Sources: https://oliverpluff.com/blogs/news/charles-town-s-2nd-tea-party-november-3-1774; https://www.legendsofamerica.com/the-charleston-tea-parties/
On this day 250 year ago in Alexandria, Virginia, the Fairfax Independent Company drilled, probably in the fields north of the town. George Washington recorded in his diary two days earlier that he met with other officers of the Company at Mount Vernon and on this day said he went to Alexandria for the day so he probably led the drill. An observer wrote an “effigy of Lord North was shot at, then carried in a great parade into the town, and burnt.”
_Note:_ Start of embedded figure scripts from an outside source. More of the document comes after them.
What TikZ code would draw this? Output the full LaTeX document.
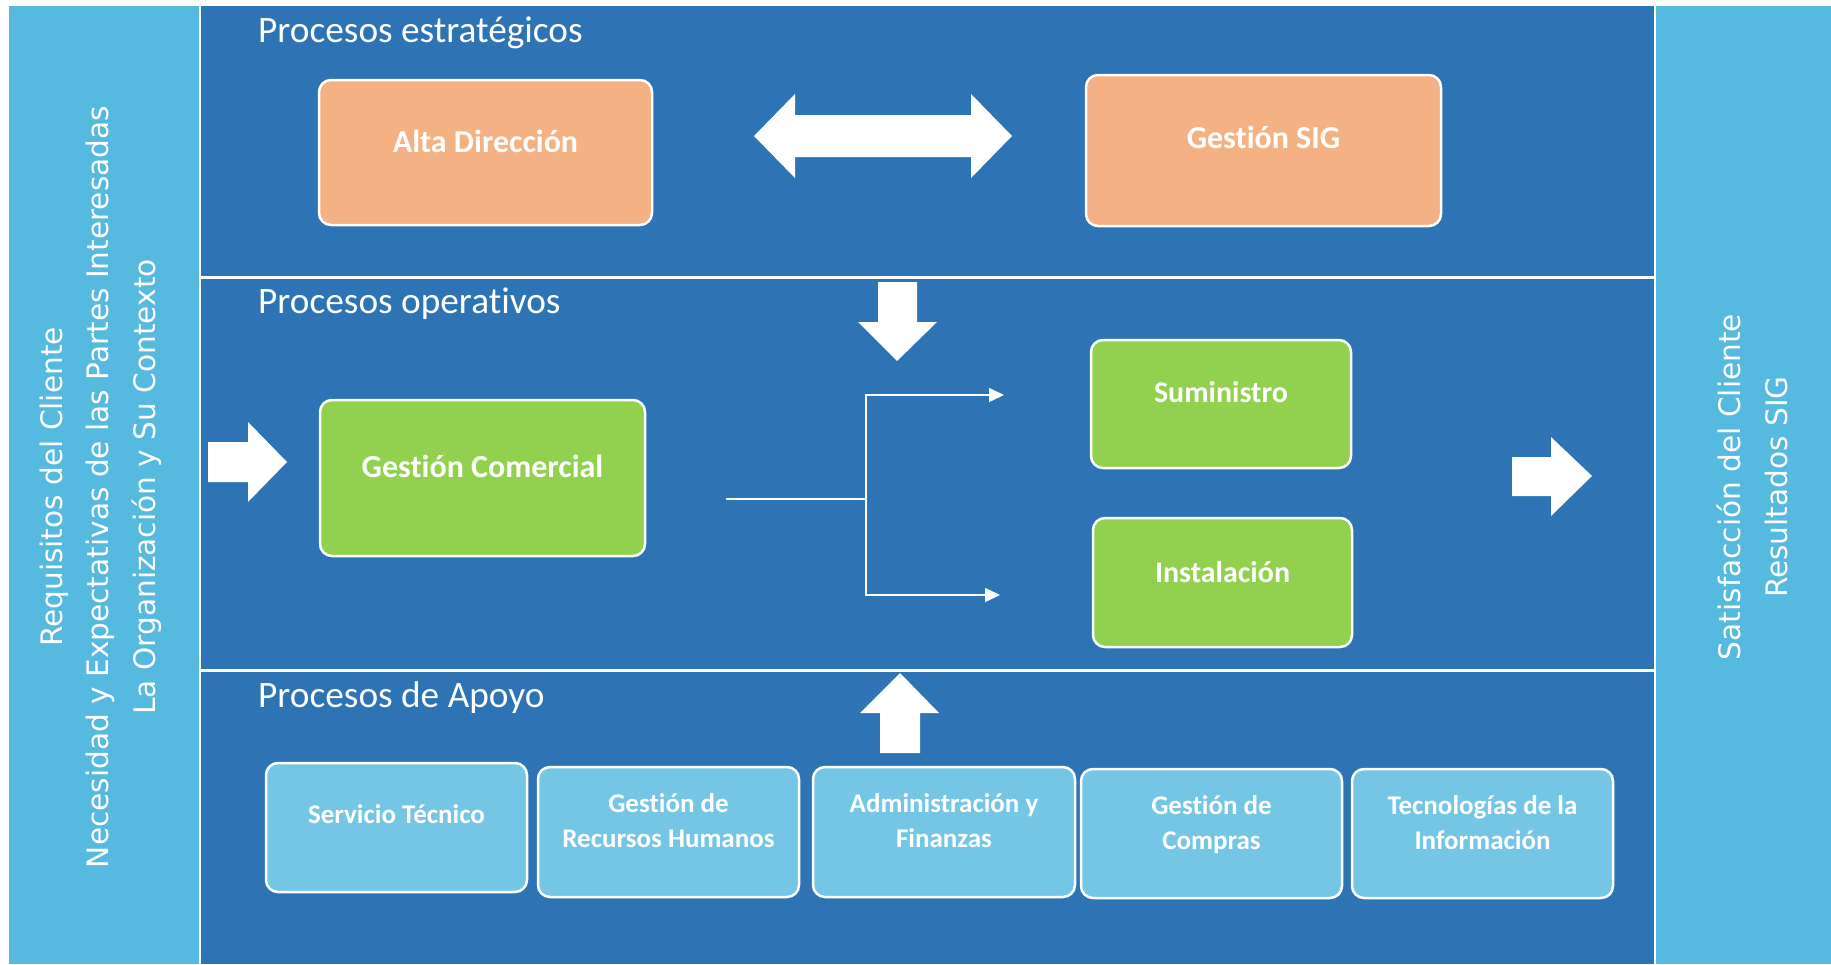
\documentclass[tikz,border=0pt]{standalone}
\usepackage{fontspec}
\setmainfont[Ligatures=NoCommon]{Carlito}
\newfontfamily\sidefont{DejaVu Sans}
\usetikzlibrary{arrows.meta}
\definecolor{mainblue}{HTML}{2E74B5}
\definecolor{panel}{HTML}{56B9DF}
\definecolor{peach}{HTML}{F4B183}
\definecolor{green}{HTML}{92D050}
\definecolor{lightbox}{HTML}{75C6E5}
\begin{document}
\begin{tikzpicture}[x=1pt,y=-1pt,
  box/.style={draw=white, line width=2.5pt, rounded corners=12pt, inner sep=0pt},
  boxlbl/.style={text=white, font=\bfseries\fontsize{32}{37}\selectfont, anchor=base, inner sep=0pt, align=center},
  greenlbl/.style={text=white, font=\bfseries\fontsize{30}{37}\selectfont, anchor=base, inner sep=0pt, align=center},
  smalllbl/.style={text=white, font=\bfseries\fontsize{27}{35}\selectfont, anchor=base, inner sep=0pt, align=center},
  sectitle/.style={text=white, font=\fontsize{37.3}{40}\selectfont, anchor=base west, inner sep=0pt},
  side/.style={text=white, font=\sidefont\fontsize{29.6}{36}\selectfont, anchor=base, rotate=90, inner sep=0pt},
  blockarrow/.style={fill=white, draw=none},
  conn/.style={draw=white, line width=1.5pt},
  tipped/.style={-{Triangle[length=15pt,width=14pt]}}
]
\useasboundingbox (0,0) rectangle (1831,964);
\fill[white] (0,0) rectangle (1831,964);
\fill[panel] (9,6) rectangle (198.5,964);
\fill[panel] (1655.5,6) rectangle (1831,964);
\fill[mainblue] (201,6) rectangle (1653.5,964);
\fill[white] (201,275.5) rectangle (1653.5,278.5);
\fill[white] (201,668.5) rectangle (1653.5,671.5);

% section titles
\node[sectitle] (t1) at (258,42) {Procesos estratégicos};
\node[sectitle] (t2) at (258,313) {Procesos operativos};
\node[sectitle] (t3) at (258,707) {Procesos de Apoyo};

% side panels
\node[side] (l1) at (62,487) {Requisitos del Cliente};
\node[side] (l2) at (108,487) {Necesidad y Expectativas de las Partes Interesadas};
\node[side] (l3) at (155,487) {La Organización y Su Contexto};
\node[side] (r1) at (1740,487) {Satisfacción del Cliente};
\node[side] (r2) at (1787,487) {Resultados SIG};

% strategic
\node[box, fill=peach, minimum width=333pt, minimum height=145pt] (alta) at (485.5,152.5) {};
\node[boxlbl] (altaL) at (485.5,152) {Alta Dirección};
\node[box, fill=peach, minimum width=355pt, minimum height=151pt] (sig) at (1263.5,150.5) {};
\node[boxlbl] (sigL) at (1263.5,148) {Gestión SIG};

% operative
\node[box, fill=green, minimum width=325pt, minimum height=156pt] (gc) at (482.5,478) {};
\node[boxlbl] (gcL) at (482.5,477) {Gestión Comercial};
\node[box, fill=green, minimum width=260pt, minimum height=128pt] (sum) at (1221,404) {};
\node[greenlbl] (sumL) at (1221,402) {Suministro};
\node[box, fill=green, minimum width=259pt, minimum height=129pt] (ins) at (1222.5,582.5) {};
\node[greenlbl] (insL) at (1222.5,582) {Instalación};

% support
\node[box, fill=lightbox, minimum width=261pt, minimum height=129pt] (st) at (396.5,827.5) {};
\node[smalllbl] (stL) at (396.5,823) {Servicio Técnico};
\node[box, fill=lightbox, minimum width=261pt, minimum height=130pt] (rh) at (668.5,832) {};
\node[smalllbl] (rhL) at (668.5,847) {Gestión de\\Recursos Humanos};
\node[box, fill=lightbox, minimum width=262pt, minimum height=130pt] (af) at (944,832) {};
\node[smalllbl] (afL) at (944,847) {Administración y\\Finanzas};
\node[box, fill=lightbox, minimum width=261pt, minimum height=129pt] (gcp) at (1211.5,833.5) {};
\node[smalllbl] (gcpL) at (1211.5,849) {Gestión de\\Compras};
\node[box, fill=lightbox, minimum width=261pt, minimum height=129pt] (ti) at (1482.5,833.5) {};
\node[smalllbl] (tiL) at (1482.5,849) {Tecnologías de la\\Información};

% block arrows
\fill[blockarrow] (754,136) -- (795,94) -- (795,115) -- (971,115) -- (971,94) -- (1012,136) -- (971,178) -- (971,157) -- (795,157) -- (795,178) -- cycle;
\fill[blockarrow] (878,282) -- (917,282) -- (917,322) -- (937,322) -- (897,361) -- (858,322) -- (878,322) -- cycle;
\fill[blockarrow] (880,753) -- (920,753) -- (920,713) -- (939,713) -- (900,673) -- (860,713) -- (880,713) -- cycle;
\fill[blockarrow] (208,442) -- (248,442) -- (248,422) -- (287,462) -- (248,502) -- (248,482) -- (208,482) -- cycle;
\fill[blockarrow] (1512,457) -- (1551,457) -- (1551,437) -- (1592,476) -- (1551,516) -- (1551,496) -- (1512,496) -- cycle;

% connectors
\coordinate (gcout) at (726,499);
\coordinate (junc) at (866,499);
\coordinate (toSum) at (1004,395);
\coordinate (toIns) at (1000,595);
\draw[conn] (gcout) -- (junc);
\draw[conn,tipped] (junc) |- (toSum);
\draw[conn,tipped] (junc) |- (toIns);
\end{tikzpicture}
\end{document}
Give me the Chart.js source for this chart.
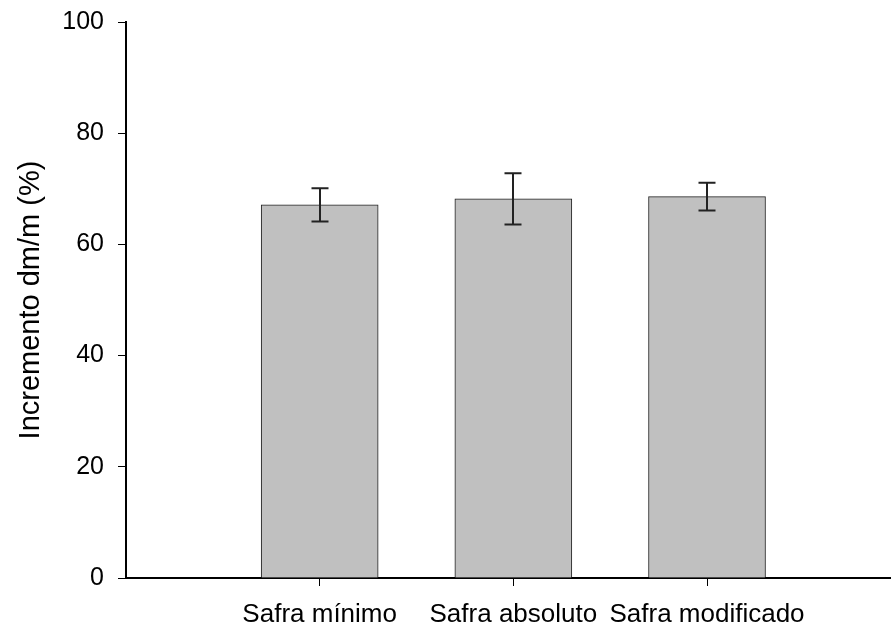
<!DOCTYPE html>
<html>
<head>
<meta charset="utf-8">
<script src="https://cdn.jsdelivr.net/npm/chart.js@4.4.0/dist/chart.umd.min.js"></script>
<style>
  html, body { margin: 0; padding: 0; background: #fff; }
  #wrap { width: 891px; height: 629px; position: relative; }
</style>
</head>
<body>
<div id="wrap"><canvas id="c" width="891" height="629"></canvas></div>
<script>
const categories = ['Safra mínimo', 'Safra absoluto', 'Safra modificado'];
const positions = [1, 2, 3];
const means = [67.1, 68.2, 68.6];
const errors = [3.0, 4.6, 2.5];
const yTicks = [0, 20, 40, 60, 80, 100];
const yTitle = 'Incremento dm/m (%)';

const FONT = '"Liberation Sans", Arial, Helvetica, sans-serif';

const errorBarPlugin = {
  id: 'errorBars',
  afterDatasetsDraw(chart) {
    const ctx = chart.ctx;
    const xs = chart.scales.x, ys = chart.scales.y;
    ctx.save();
    ctx.strokeStyle = '#222';
    ctx.lineWidth = 2;
    means.forEach((m, i) => {
      const x = Math.round(xs.getPixelForValue(positions[i]));
      const yHi = ys.getPixelForValue(m + errors[i]);
      const yLo = ys.getPixelForValue(m - errors[i]);
      const cap = 8.5;
      ctx.beginPath();
      ctx.moveTo(x, yHi); ctx.lineTo(x, yLo);
      ctx.moveTo(x - cap, yHi); ctx.lineTo(x + cap, yHi);
      ctx.moveTo(x - cap, yLo); ctx.lineTo(x + cap, yLo);
      ctx.stroke();
    });
    ctx.restore();
  }
};

new Chart(document.getElementById('c'), {
  type: 'bar',
  data: {
    datasets: [{
      data: positions.map((p, i) => ({ x: p, y: means[i] })),
      backgroundColor: '#c0c0c0',
      borderColor: '#222',
      borderWidth: 1,
      borderSkipped: 'bottom',
      barThickness: 117
    }]
  },
  options: {
    responsive: false,
    animation: false,
    devicePixelRatio: 1,
    layout: { padding: { top: 22, right: 0, left: 0, bottom: 0 } },
    plugins: { legend: { display: false }, tooltip: { enabled: false } },
    scales: {
      x: {
        type: 'linear',
        min: 0,
        max: 3.95,
        offset: false,
        afterBuildTicks(axis) { axis.ticks = positions.map(v => ({ value: v })); },
        afterFit(axis) { axis.height = 51; axis.paddingLeft = 0; axis.paddingRight = 0; },
        ticks: {
          callback(v) { const i = positions.indexOf(v); return i >= 0 ? categories[i] : ''; },
          color: '#000',
          font: { family: FONT, size: 26 },
          padding: 13,
          maxRotation: 0,
          autoSkip: false
        },
        grid: { offset: false, drawOnChartArea: false, drawTicks: true, tickLength: 8, color: '#000', lineWidth: 1 },
        border: { display: true, color: '#000', width: 2 }
      },
      y: {
        min: 0,
        max: 100,
        afterBuildTicks(axis) { axis.ticks = yTicks.map(v => ({ value: v })); },
        afterFit(axis) { axis.width = 126; axis.paddingTop = 0; axis.paddingBottom = 0; },
        ticks: {
          color: '#000',
          font: { family: FONT, size: 25 },
          padding: 14
        },
        title: {
          display: true,
          text: yTitle,
          color: '#000',
          font: { family: FONT, size: 29 },
          padding: { top: 14, bottom: 0 }
        },
        grid: { drawOnChartArea: false, drawTicks: true, tickLength: 8, color: '#000', lineWidth: 1 },
        border: { display: true, color: '#000', width: 2 }
      }
    }
  },
  plugins: [errorBarPlugin]
});
</script>
</body>
</html>
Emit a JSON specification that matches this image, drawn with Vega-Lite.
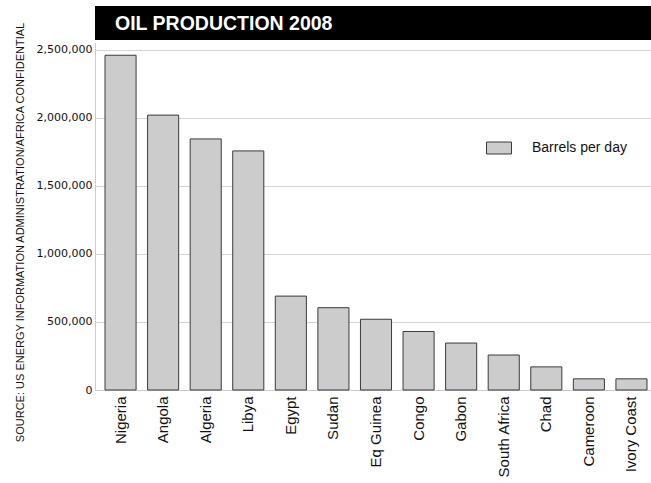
{
  "$schema": "https://vega.github.io/schema/vega-lite/v6.json",
  "background": "white",
  "padding": {"left": 14, "top": 6, "right": 0, "bottom": 0},
  "spacing": 3,
  "bounds": "flush",
  "config": {
    "view": {"stroke": null},
    "font": "Liberation Sans"
  },
  "datasets": {
    "oil": [
      {"country": "Nigeria", "barrels": 2460000},
      {"country": "Angola", "barrels": 2020000},
      {"country": "Algeria", "barrels": 1845000},
      {"country": "Libya", "barrels": 1757000},
      {"country": "Egypt", "barrels": 690000},
      {"country": "Sudan", "barrels": 605000},
      {"country": "Eq Guinea", "barrels": 520000},
      {"country": "Congo", "barrels": 430000},
      {"country": "Gabon", "barrels": 345000},
      {"country": "South Africa", "barrels": 257000},
      {"country": "Chad", "barrels": 170000},
      {"country": "Cameroon", "barrels": 82000},
      {"country": "Ivory Coast", "barrels": 82000}
    ],
    "head": [{"label": "OIL PRODUCTION 2008", "pos": 0}]
  },
  "vconcat": [
    {
      "width": 556,
      "height": 34,
      "data": {"name": "head"},
      "layer": [
        {
          "mark": {"type": "rect", "fill": "black", "stroke": null},
          "encoding": {}
        },
        {
          "mark": {
            "type": "text",
            "color": "white",
            "font": "Liberation Sans",
            "fontSize": 19.5,
            "fontWeight": "bold",
            "align": "left",
            "baseline": "middle",
            "dx": 20,
            "dy": 1
          },
          "encoding": {
            "x": {"field": "pos", "type": "quantitative", "scale": {"domain": [0, 1]}, "axis": null},
            "text": {"field": "label"}
          }
        }
      ]
    },
    {
      "width": 562,
      "height": 347,
      "data": {"name": "oil"},
      "mark": {"type": "bar", "stroke": "#3a3a3a", "strokeWidth": 1},
      "encoding": {
        "x": {
          "field": "country",
          "type": "nominal",
          "sort": null,
          "scale": {"paddingInner": 0.27, "paddingOuter": 0.235},
          "axis": {
            "title": null,
            "labelAngle": -90,
            "labelAlign": "right",
            "labelBaseline": "middle",
            "labelFont": "Liberation Sans",
            "labelFontSize": 15,
            "labelColor": "#111",
            "labelPadding": 6,
            "ticks": false,
            "domainColor": "#cccccc"
          }
        },
        "y": {
          "field": "barrels",
          "type": "quantitative",
          "scale": {"domain": [0, 2550000], "nice": false},
          "axis": {
            "title": "SOURCE: US ENERGY INFORMATION ADMINISTRATION/AFRICA CONFIDENTIAL",
            "titleFont": "Liberation Sans",
            "titleFontSize": 11,
            "titleFontWeight": "normal",
            "titleColor": "#111",
            "titlePadding": 11,
            "titleY": 189,
            "values": [0, 500000, 1000000, 1500000, 2000000, 2500000],
            "format": ",d",
            "labelFont": "DejaVu Sans",
            "labelFontSize": 11,
            "labelColor": "#111",
            "labelPadding": 3,
            "ticks": false,
            "grid": true,
            "gridColor": "#d4d4d4",
            "domainColor": "#cccccc"
          }
        },
        "color": {
          "datum": "Barrels per day",
          "type": "nominal",
          "scale": {"range": ["#cccccc"]},
          "legend": {
            "title": null,
            "orient": "none",
            "legendX": 391,
            "legendY": 129,
            "symbolType": "M-1,-0.48H1V0.48H-1Z",
            "symbolSize": 625,
            "symbolStrokeColor": "#3a3a3a",
            "symbolStrokeWidth": 1,
            "labelFont": "Liberation Sans",
            "labelFontSize": 14,
            "labelColor": "#111",
            "labelOffset": 20
          }
        }
      }
    }
  ]
}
Source: https://archive.org/details/JournalOfNicholasCresswell17741777/page/n33/mode/2up; https://founders.archives.gov/?q=%223%20November%201774%22&s=1111311111&sa=&r=1&sr=
And on this day 250 years ago in Boston, Benjamin Franklin’s sister Jane Mecom wrote a letter to Franklin who was still in London that “there is hardly four and twenty hours Pases without some fray” between British soldiers and people of Boston.
Source, Norton, Mary Beth, 1774 the Long Year of Revolution at 219.